Stated goal: Leaving the pictures out, print the lines from the first line of the listing through the line containing "const yDomain = [-10, 110];", exactly as they read, and no others.
━━ Data block ━━
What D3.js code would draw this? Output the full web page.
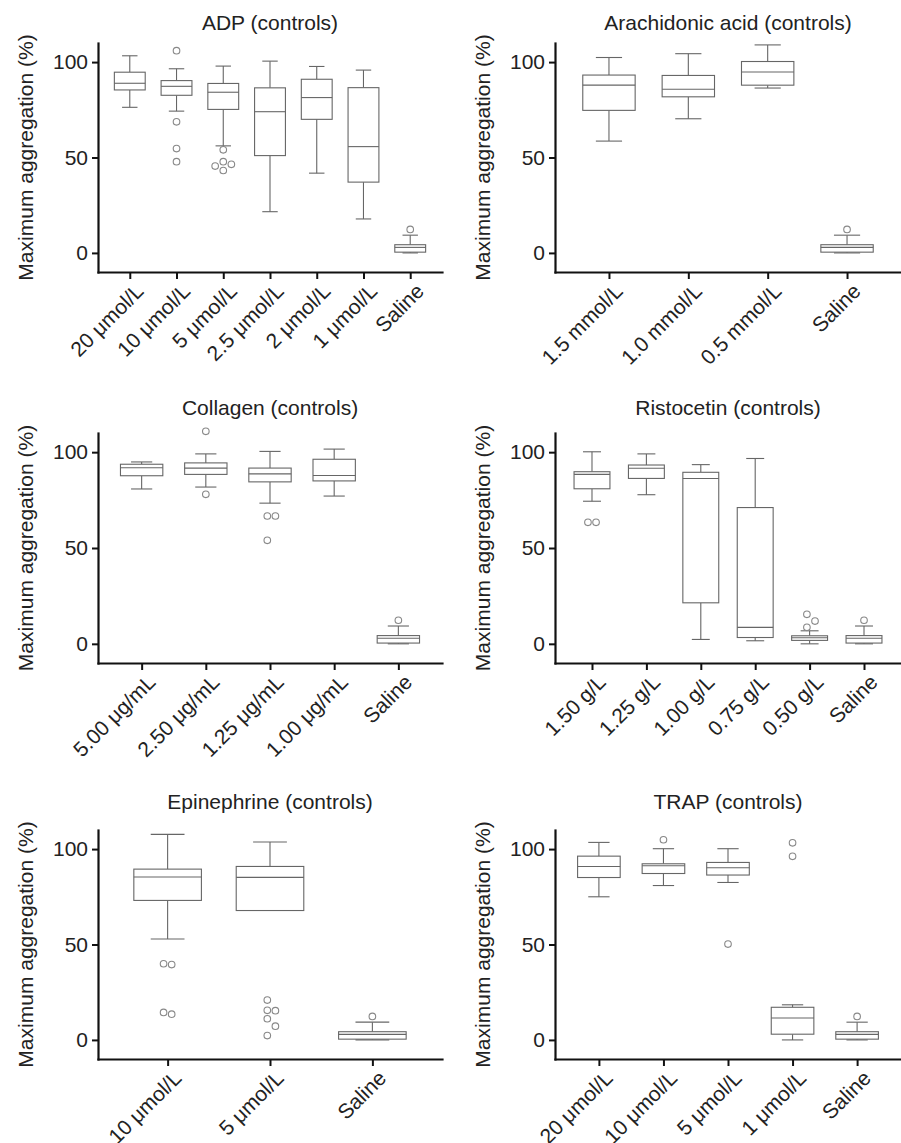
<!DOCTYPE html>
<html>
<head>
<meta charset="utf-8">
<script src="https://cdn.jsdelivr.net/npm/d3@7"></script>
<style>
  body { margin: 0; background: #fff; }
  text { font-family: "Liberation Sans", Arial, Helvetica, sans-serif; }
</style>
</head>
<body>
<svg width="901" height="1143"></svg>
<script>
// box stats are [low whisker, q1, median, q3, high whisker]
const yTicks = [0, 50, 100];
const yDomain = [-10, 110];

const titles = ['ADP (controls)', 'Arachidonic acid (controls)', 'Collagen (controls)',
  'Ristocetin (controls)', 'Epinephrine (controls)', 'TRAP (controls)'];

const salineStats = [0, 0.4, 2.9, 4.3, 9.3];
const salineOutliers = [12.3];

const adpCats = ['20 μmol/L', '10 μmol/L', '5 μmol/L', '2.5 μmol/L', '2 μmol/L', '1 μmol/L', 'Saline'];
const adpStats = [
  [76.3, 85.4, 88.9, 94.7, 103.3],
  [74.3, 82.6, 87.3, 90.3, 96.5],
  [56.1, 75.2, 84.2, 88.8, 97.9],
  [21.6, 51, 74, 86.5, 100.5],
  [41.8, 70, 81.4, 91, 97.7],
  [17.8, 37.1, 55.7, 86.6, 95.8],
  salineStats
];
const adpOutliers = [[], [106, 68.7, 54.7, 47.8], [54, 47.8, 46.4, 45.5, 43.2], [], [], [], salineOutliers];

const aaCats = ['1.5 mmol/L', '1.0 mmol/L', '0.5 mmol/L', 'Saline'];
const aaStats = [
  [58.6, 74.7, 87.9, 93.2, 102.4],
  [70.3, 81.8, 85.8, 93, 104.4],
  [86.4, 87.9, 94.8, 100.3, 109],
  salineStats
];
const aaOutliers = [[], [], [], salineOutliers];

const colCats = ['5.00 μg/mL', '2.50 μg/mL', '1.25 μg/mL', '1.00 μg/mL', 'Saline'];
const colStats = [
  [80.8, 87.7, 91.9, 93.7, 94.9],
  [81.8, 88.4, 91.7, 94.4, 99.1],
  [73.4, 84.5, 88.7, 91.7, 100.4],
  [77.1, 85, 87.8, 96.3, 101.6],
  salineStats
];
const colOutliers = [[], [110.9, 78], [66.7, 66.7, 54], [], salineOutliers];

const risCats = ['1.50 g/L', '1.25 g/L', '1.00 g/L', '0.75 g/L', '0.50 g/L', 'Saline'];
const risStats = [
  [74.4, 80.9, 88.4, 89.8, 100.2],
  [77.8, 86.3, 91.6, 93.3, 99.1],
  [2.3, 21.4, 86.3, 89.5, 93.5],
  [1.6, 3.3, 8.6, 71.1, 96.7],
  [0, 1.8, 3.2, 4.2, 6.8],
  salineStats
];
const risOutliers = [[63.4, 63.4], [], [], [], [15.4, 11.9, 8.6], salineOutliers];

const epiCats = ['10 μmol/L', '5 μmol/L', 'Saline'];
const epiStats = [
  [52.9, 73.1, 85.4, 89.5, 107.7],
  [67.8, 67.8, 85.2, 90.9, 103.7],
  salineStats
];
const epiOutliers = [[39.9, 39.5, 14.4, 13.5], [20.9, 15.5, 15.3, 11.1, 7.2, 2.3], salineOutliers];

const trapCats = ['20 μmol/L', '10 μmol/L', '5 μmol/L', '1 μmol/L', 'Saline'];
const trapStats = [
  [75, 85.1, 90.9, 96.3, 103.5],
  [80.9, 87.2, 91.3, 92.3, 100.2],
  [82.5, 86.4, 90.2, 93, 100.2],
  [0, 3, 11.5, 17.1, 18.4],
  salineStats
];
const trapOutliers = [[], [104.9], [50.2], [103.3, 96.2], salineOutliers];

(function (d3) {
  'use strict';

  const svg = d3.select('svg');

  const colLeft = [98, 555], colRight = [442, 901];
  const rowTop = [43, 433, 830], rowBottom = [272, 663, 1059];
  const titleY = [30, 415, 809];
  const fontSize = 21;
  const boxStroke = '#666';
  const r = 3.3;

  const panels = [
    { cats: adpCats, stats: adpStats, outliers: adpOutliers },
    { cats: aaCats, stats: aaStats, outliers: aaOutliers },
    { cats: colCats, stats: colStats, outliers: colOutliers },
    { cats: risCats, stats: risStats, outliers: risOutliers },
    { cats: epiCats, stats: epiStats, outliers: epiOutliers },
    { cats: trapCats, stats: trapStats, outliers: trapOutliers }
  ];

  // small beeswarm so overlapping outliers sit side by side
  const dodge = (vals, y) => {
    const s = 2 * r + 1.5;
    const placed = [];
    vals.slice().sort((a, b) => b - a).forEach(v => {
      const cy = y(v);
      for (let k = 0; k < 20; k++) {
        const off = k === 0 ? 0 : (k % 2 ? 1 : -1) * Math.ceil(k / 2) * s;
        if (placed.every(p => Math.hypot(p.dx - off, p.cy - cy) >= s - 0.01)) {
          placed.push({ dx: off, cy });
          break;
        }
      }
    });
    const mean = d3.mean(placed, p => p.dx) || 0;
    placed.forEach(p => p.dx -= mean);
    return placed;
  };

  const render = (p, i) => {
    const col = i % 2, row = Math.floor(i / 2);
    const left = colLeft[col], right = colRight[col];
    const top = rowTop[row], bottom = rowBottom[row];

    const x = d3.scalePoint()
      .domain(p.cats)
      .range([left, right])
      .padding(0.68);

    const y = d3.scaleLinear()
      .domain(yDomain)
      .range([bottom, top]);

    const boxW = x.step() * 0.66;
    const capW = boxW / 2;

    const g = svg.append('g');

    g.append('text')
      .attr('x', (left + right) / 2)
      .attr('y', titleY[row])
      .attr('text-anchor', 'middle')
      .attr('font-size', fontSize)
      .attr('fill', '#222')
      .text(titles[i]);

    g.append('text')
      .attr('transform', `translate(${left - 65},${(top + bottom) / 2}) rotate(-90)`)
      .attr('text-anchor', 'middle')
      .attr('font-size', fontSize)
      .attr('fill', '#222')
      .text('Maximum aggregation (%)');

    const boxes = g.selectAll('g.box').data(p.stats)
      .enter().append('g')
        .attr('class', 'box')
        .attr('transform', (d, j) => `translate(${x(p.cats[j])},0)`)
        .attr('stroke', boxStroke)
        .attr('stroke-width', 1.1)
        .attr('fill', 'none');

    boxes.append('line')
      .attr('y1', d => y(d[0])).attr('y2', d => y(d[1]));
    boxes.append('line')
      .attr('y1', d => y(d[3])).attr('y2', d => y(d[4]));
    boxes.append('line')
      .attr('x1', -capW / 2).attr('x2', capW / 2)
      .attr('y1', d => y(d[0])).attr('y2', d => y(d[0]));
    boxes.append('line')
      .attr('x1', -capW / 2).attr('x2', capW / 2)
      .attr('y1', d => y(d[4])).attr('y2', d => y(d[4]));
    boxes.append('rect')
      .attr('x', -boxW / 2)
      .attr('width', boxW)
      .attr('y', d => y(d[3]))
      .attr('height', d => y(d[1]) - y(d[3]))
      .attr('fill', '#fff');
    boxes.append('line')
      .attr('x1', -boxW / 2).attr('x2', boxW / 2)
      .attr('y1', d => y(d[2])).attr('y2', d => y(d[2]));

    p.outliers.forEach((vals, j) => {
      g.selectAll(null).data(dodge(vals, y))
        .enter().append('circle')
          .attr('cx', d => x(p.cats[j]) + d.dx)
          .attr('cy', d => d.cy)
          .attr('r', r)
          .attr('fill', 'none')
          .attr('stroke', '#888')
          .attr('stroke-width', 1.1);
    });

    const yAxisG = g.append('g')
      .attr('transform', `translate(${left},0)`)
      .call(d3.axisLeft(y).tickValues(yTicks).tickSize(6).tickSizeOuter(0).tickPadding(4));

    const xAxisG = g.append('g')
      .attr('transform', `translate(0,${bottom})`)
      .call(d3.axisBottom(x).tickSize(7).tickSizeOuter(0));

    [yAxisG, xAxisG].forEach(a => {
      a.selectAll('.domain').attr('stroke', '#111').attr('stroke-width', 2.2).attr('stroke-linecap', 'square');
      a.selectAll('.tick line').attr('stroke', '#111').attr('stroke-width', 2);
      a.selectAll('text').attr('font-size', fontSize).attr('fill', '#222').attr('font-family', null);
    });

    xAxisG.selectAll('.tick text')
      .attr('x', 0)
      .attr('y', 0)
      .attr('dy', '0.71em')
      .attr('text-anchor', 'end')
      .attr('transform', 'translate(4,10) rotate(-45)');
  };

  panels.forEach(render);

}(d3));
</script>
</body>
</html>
━━━
Answer to this exercise:
What D3.js code would draw this? Output the full web page.
<!DOCTYPE html>
<html>
<head>
<meta charset="utf-8">
<script src="https://cdn.jsdelivr.net/npm/d3@7"></script>
<style>
  body { margin: 0; background: #fff; }
  text { font-family: "Liberation Sans", Arial, Helvetica, sans-serif; }
</style>
</head>
<body>
<svg width="901" height="1143"></svg>
<script>
// box stats are [low whisker, q1, median, q3, high whisker]
const yTicks = [0, 50, 100];
const yDomain = [-10, 110];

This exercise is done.